* Given exercise
Filter the entries below, keeping only lines with the word "this".
[START Material shown]
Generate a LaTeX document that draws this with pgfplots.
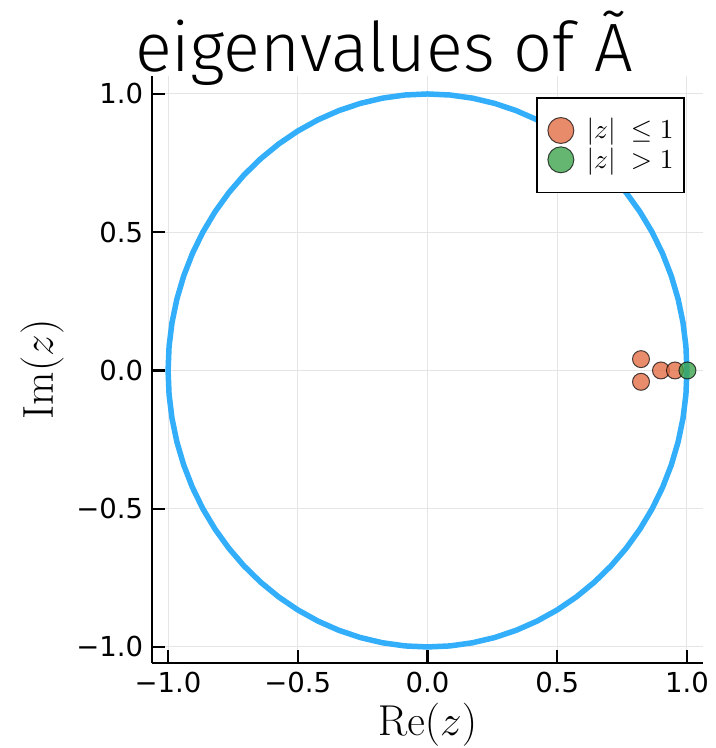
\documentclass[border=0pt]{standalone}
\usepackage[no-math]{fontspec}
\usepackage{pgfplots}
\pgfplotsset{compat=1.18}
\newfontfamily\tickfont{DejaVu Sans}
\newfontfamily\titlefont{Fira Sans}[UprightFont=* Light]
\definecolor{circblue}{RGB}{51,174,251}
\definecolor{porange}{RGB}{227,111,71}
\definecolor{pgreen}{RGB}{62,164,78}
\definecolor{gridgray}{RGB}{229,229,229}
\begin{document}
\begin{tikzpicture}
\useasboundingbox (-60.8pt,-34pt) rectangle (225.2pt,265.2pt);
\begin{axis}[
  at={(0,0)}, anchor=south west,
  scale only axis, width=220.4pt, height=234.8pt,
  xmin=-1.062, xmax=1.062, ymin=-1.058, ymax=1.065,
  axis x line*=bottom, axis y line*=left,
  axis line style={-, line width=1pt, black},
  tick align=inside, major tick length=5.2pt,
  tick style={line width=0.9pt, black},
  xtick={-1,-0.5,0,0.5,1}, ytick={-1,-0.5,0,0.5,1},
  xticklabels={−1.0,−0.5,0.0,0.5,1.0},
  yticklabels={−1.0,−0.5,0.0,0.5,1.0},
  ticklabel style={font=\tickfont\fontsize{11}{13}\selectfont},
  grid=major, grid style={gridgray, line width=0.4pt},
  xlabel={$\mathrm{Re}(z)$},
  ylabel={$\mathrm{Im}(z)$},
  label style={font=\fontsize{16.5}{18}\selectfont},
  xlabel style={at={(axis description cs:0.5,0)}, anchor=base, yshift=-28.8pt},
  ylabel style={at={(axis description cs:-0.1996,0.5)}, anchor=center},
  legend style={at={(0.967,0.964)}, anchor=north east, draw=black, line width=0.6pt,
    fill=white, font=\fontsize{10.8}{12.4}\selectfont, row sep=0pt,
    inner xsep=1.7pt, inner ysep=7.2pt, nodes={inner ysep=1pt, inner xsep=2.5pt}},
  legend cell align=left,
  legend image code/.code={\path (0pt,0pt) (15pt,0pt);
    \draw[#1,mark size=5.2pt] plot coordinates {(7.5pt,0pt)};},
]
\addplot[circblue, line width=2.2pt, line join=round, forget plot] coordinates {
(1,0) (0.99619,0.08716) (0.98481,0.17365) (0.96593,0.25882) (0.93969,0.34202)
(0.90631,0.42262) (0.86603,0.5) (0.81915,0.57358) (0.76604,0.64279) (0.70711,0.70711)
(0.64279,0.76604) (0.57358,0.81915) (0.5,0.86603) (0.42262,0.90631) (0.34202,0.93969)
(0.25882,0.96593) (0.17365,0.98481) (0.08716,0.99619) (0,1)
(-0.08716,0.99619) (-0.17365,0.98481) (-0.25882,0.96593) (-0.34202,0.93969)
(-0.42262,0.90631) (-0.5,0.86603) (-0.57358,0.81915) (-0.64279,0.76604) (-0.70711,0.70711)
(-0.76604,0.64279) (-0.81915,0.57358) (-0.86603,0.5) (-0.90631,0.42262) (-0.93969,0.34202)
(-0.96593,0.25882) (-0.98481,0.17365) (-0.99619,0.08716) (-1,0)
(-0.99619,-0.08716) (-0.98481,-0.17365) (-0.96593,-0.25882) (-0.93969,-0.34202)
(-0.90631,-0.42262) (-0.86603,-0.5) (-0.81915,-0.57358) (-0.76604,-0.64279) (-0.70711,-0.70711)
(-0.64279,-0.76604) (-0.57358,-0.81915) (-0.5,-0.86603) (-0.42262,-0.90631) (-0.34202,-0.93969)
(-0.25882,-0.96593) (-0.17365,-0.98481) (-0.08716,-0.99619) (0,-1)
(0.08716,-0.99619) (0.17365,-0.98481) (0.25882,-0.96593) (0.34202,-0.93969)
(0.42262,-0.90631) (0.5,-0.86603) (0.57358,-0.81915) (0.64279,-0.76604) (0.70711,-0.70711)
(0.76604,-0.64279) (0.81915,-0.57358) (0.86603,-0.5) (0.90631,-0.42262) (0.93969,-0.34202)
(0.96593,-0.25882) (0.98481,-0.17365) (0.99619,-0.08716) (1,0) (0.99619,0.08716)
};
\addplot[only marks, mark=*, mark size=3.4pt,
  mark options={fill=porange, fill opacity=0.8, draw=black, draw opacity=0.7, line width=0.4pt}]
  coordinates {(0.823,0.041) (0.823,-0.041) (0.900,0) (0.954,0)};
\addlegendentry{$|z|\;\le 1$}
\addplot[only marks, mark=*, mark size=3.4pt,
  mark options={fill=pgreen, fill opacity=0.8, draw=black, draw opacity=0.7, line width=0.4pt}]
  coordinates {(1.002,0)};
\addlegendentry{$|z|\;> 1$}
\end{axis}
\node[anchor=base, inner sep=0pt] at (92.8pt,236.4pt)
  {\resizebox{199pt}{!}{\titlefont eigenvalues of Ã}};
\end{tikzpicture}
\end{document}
[END Material shown]
[START Material shown]
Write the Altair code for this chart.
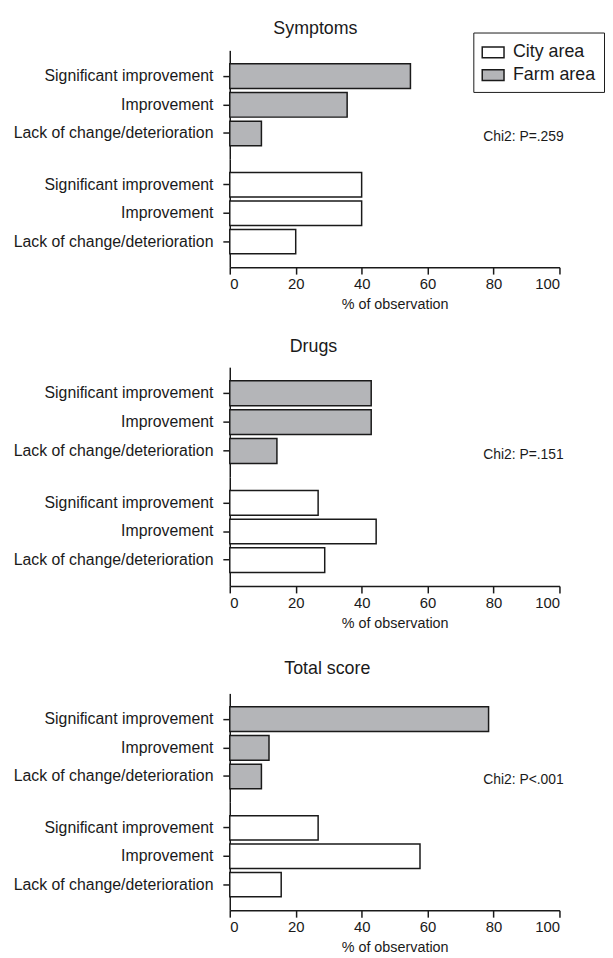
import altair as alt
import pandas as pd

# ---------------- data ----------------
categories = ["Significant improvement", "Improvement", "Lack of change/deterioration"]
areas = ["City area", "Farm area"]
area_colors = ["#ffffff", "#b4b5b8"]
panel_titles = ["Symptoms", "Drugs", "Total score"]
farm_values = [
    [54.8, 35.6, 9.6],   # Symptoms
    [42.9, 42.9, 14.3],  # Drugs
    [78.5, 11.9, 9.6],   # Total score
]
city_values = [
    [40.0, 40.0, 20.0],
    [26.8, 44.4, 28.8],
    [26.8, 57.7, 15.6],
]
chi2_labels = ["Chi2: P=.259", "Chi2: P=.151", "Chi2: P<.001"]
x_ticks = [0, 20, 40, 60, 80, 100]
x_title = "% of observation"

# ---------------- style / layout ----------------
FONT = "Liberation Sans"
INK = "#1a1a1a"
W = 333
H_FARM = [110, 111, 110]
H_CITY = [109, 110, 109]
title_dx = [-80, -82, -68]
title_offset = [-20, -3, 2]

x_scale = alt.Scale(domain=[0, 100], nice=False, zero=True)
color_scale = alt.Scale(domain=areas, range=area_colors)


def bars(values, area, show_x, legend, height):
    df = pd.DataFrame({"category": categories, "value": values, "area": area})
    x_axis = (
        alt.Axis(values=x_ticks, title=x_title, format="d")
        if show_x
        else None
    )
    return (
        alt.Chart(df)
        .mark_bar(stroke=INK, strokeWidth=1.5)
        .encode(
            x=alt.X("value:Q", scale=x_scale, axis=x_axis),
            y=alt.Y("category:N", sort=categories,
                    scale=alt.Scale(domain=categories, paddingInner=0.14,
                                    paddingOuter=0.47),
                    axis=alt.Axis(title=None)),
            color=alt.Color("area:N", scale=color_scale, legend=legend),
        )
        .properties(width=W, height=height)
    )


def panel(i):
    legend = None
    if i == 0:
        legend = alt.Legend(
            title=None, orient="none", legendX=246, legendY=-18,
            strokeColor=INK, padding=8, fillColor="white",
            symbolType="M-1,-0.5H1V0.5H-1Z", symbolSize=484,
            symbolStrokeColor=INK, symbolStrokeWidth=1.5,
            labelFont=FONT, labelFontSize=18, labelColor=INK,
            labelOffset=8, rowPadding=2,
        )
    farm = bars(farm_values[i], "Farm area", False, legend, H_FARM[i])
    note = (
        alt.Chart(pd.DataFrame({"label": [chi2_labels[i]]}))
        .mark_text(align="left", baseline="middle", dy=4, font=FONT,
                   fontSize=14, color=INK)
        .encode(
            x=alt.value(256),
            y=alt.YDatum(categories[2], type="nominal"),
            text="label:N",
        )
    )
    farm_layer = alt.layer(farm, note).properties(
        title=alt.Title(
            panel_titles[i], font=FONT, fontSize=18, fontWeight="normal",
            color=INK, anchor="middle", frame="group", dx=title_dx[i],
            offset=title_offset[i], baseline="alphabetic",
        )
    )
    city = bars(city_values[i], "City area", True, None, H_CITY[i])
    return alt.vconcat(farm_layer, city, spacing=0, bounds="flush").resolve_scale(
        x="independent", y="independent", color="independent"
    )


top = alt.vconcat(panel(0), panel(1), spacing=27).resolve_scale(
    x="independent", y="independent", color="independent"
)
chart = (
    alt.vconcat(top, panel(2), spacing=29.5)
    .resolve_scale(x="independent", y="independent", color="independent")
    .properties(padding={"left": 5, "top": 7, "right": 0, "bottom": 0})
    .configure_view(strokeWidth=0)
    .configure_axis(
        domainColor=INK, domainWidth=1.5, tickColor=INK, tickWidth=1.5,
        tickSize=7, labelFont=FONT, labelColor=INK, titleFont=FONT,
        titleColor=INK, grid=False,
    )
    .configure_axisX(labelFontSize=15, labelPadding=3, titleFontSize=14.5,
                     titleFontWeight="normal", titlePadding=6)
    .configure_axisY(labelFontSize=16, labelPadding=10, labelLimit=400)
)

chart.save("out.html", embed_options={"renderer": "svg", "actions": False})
[END Material shown]
* Exercise output
Generate a LaTeX document that draws this with pgfplots.
Write the Altair code for this chart.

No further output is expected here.